La société espagnole Terra Fecudis, entreprise de travail temporaire pourvoyeuse de main d’œuvre pour les agriculteurs français, fait face depuis hier lundi, à la justice française. L’Urssaf, qui recouvre les cotisations sociales en France, lui réclame 112 millions d’euros de dommages et intérêts.
Terra Fecundis est jugée avec trois de ses fondateurs par le tribunal de Marseille. Elle est accusée d’avoir détourné les règles européennes du travail détaché pour près de 7.000 salariés acheminés dans des centaines d’exploitations agricoles françaises entre 2012 et 2015.
La procédure de détachement permet à des entreprises de faire travailler du personnel dans un autre Etat membre sans avoir à s’inscrire au registre du commerce ni à régler les cotisations sociales des ouvriers employés en France.
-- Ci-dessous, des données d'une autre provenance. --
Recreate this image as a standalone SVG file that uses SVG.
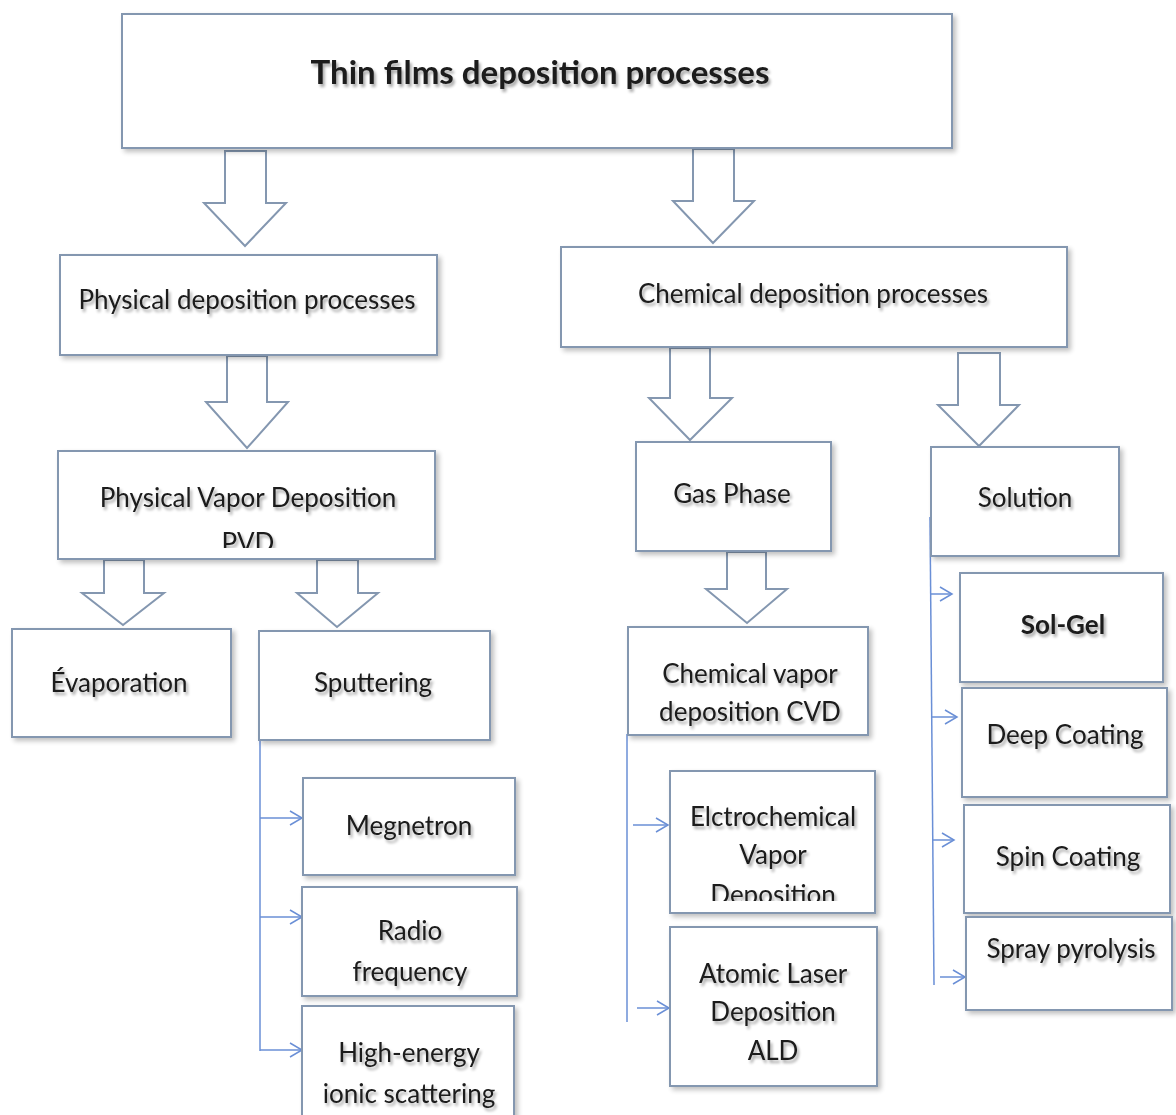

Terra Fecundis n’aurait pas rempli ces conditions du détachement car elle avait une activité permanente en France et pas d’activité substantielle en Espagne. Pour les années 2012 à 2015, le Top 100 des sociétés clientes de Terra Fecundis ne regroupaient que des sociétés françaises à l’exception d’une exploitation espagnole.
L’entreprise, qui encourt une amende de 500 000 euros, et ses trois dirigeants fondateurs, qui risquent eux dix ans d’emprisonnement et une amende de 100 000 euros, sont donc jugés pour travail dissimulé et marchandage en bande organisée.
Ce dernier délit est un prêt de main d’œuvre à but lucratif qui, selon la citation à comparaître, aurait causé plusieurs préjudices aux salariés comme une rémunération en dessous du minimum légal, une absence de majoration des heures supplémentaires, et une atteinte aux droits au chômage en Espagne par minoration des jours travaillés déclarés aux organismes sociaux espagnols.
Pour ses détracteurs, l’histoire de cette société symbolise le dumping social au sein de l’Europe. Terra Fecundis a été créé par deux frères et leur ami d’enfance en 2001, après l’installation de la famille à Murcie, en Espagne. La société a rapidement connu une forte croissance. En 2014, l’entreprise d’intérim espagnole fournissait en main d’œuvre 405 clients en France pour un chiffre d’affaires de 50 millions d’euros.